A leading pro-Beijing politician in Hong Kong said future leaders of the global financial hub face a grim prospect unless lawmakers and Beijing end their impasse over political reform.
Lawmakers in the territory recently vetoed a proposal to hold public elections for chief executive, after China insisted that only pre-screened, pro-Beijing candidates be allowed to stand.
That veto had followed months of pro-democracy protests that shut down major roads and posed one of the biggest challenges to the Chinese Communist Party’s leadership in decades.
“If you don’t change the system, you can only expect similar people to take the post in the coming years and they will be faced with the same problems,” Jasper Tsang (曾鈺成), the president of Hong Kong’s legislative council and founder of its largest pro-Beijing party, said in an interview.

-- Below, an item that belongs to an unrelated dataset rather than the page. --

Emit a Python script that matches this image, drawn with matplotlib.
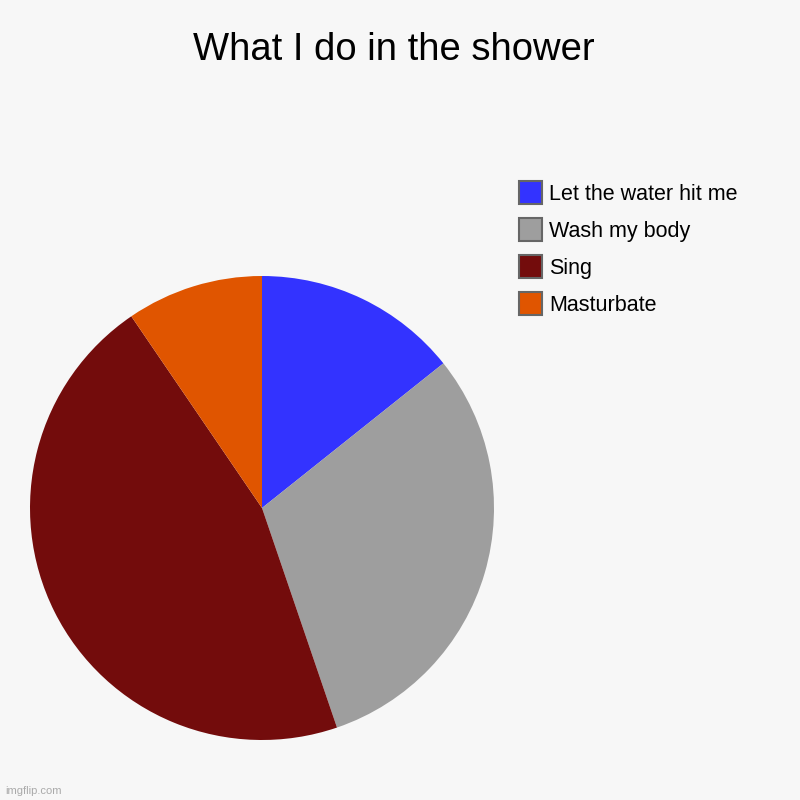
import matplotlib
matplotlib.use("Agg")
import matplotlib.pyplot as plt
from matplotlib.patches import Rectangle

labels = ["Let the water hit me", "Wash my body", "Sing", "Masturbate"]
values = [15, 32, 48, 10]
colors = ["#3333FF", "#9E9E9E", "#730C0C", "#E05500"]
title = "What I do in the shower"

plt.rcParams['font.family'] = ['Liberation Sans', 'DejaVu Sans']
bg = "#F7F7F7"
fig = plt.figure(figsize=(8, 8), dpi=100, facecolor=bg)

W = H = 800.0
cx, cy, r = 262, 508, 232
ax = fig.add_axes([(cx - r) / W, (H - cy - r) / H, 2 * r / W, 2 * r / H])
ax.set_facecolor(bg)
ax.pie(values, colors=colors, startangle=90, counterclock=False, radius=1,
       wedgeprops=dict(linewidth=0))
ax.set_xlim(-1, 1)
ax.set_ylim(-1, 1)
ax.set_aspect('equal')
ax.axis('off')

fig.text(0.5 - 6 / W, 1 - 50 / H, title, ha='center', va='center', fontsize=27.5, color='black')

# legend
y0, dy = 192.5, 37
for i, (lab, col) in enumerate(zip(labels, colors)):
    y = y0 + i * dy
    fig.patches.append(Rectangle((519 / W, 1 - (y + 11.5) / H), 23 / W, 23 / H,
                                 transform=fig.transFigure, facecolor=col,
                                 edgecolor="#666666", linewidth=1.5))
    fig.text(549 / W, 1 - (y + 2) / H, lab, ha='left', va='center', fontsize=15.5, color='black')

fig.text(5 / W, 1 - 791 / H, "imgflip.com", ha='left', va='center', fontsize=8, color='#AAAAAA')

fig.savefig("out.png", dpi=100, facecolor=bg)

The comments came after former chief executive Donald Tsang (曾蔭權) was charged with misconduct on Monday last week.
Tsang is one of three chief executives to have run Hong Kong since Britain handed the territory back to Chinese rule in 1997, and all three have proved unpopular, underscoring Beijing’s struggle to find a credible and acceptable leader for the former colony.
“It will be even more difficult for the chief executive in 2017 to establish a minimum degree of legitimacy,” Jasper Tsang said, calling the prospects for that person “gloomy” and “grim.”

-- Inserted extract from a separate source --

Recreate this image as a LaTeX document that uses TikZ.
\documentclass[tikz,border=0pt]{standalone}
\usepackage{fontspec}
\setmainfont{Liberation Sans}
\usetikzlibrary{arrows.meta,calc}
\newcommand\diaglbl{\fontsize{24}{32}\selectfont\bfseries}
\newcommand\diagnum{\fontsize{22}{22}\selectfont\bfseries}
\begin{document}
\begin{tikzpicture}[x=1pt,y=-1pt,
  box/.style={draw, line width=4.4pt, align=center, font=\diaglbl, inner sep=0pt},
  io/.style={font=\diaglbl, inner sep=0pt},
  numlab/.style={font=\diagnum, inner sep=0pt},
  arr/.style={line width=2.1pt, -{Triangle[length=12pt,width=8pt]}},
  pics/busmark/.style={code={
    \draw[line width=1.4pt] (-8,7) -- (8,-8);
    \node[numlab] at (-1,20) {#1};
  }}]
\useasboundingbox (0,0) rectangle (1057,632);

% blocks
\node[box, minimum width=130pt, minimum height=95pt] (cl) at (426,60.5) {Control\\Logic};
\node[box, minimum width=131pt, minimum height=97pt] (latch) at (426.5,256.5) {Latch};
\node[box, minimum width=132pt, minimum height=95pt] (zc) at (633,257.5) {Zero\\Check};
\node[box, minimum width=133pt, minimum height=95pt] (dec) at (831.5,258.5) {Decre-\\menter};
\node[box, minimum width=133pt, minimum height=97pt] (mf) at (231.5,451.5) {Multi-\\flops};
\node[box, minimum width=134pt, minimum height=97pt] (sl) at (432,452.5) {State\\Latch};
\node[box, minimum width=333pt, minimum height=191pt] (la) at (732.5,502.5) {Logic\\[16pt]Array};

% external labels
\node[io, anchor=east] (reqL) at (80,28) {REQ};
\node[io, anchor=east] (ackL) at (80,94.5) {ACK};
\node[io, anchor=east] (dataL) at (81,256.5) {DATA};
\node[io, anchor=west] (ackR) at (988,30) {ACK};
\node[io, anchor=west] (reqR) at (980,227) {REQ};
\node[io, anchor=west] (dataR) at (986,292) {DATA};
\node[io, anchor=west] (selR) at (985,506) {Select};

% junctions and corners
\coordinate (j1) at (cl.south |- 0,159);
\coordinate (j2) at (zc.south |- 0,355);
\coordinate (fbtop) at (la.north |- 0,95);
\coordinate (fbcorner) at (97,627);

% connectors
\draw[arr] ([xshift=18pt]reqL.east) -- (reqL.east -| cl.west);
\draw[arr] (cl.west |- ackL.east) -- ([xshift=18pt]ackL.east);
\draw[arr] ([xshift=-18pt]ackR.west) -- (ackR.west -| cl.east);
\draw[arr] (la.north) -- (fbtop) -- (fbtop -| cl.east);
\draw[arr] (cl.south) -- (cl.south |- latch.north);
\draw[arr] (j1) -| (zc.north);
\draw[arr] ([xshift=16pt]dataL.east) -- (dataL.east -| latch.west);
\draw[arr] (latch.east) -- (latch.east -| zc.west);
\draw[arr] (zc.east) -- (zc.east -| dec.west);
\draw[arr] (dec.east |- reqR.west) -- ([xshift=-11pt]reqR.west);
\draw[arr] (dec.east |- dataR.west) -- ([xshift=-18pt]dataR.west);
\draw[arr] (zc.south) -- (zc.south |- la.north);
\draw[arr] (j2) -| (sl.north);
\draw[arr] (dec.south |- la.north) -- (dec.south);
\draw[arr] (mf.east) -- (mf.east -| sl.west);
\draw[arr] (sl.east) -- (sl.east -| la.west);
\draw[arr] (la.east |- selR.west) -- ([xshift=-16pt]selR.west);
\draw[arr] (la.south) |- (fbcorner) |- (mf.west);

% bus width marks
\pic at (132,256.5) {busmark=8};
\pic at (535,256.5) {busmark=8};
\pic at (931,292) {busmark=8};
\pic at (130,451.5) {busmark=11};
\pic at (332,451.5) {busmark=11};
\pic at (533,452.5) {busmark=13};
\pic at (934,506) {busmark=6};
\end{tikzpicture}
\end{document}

The next chief executive is due to be chosen in 2017.
“We must be able to break the vicious circle. A weak government makes it very difficult for the bureaucrats, for the officials to really achieve and win respect from the public,” Jasper Tsang said.
Tsang said Beijing’s proposal to move towards full democracy in stages showed that it was sensitive to dissatisfaction at governance in the territory. However, it was important to avoid a “revolution” by jumping from the old colonial system to free elections, he said.
He did not offer specific ideas for a compromise between Beijing and Hong Kong’s democrats.
In a major embarrassment for Beijing, Hong Kong’s legislative council in June vetoed its conditions for universal suffrage. That means the chief executive will be again selected in 2017 without a popular vote.
“Beijing is worried about Hong Kong’s destabilizing potential, its embarrassment potential,” said University of Hong Kong law professor Simon Young.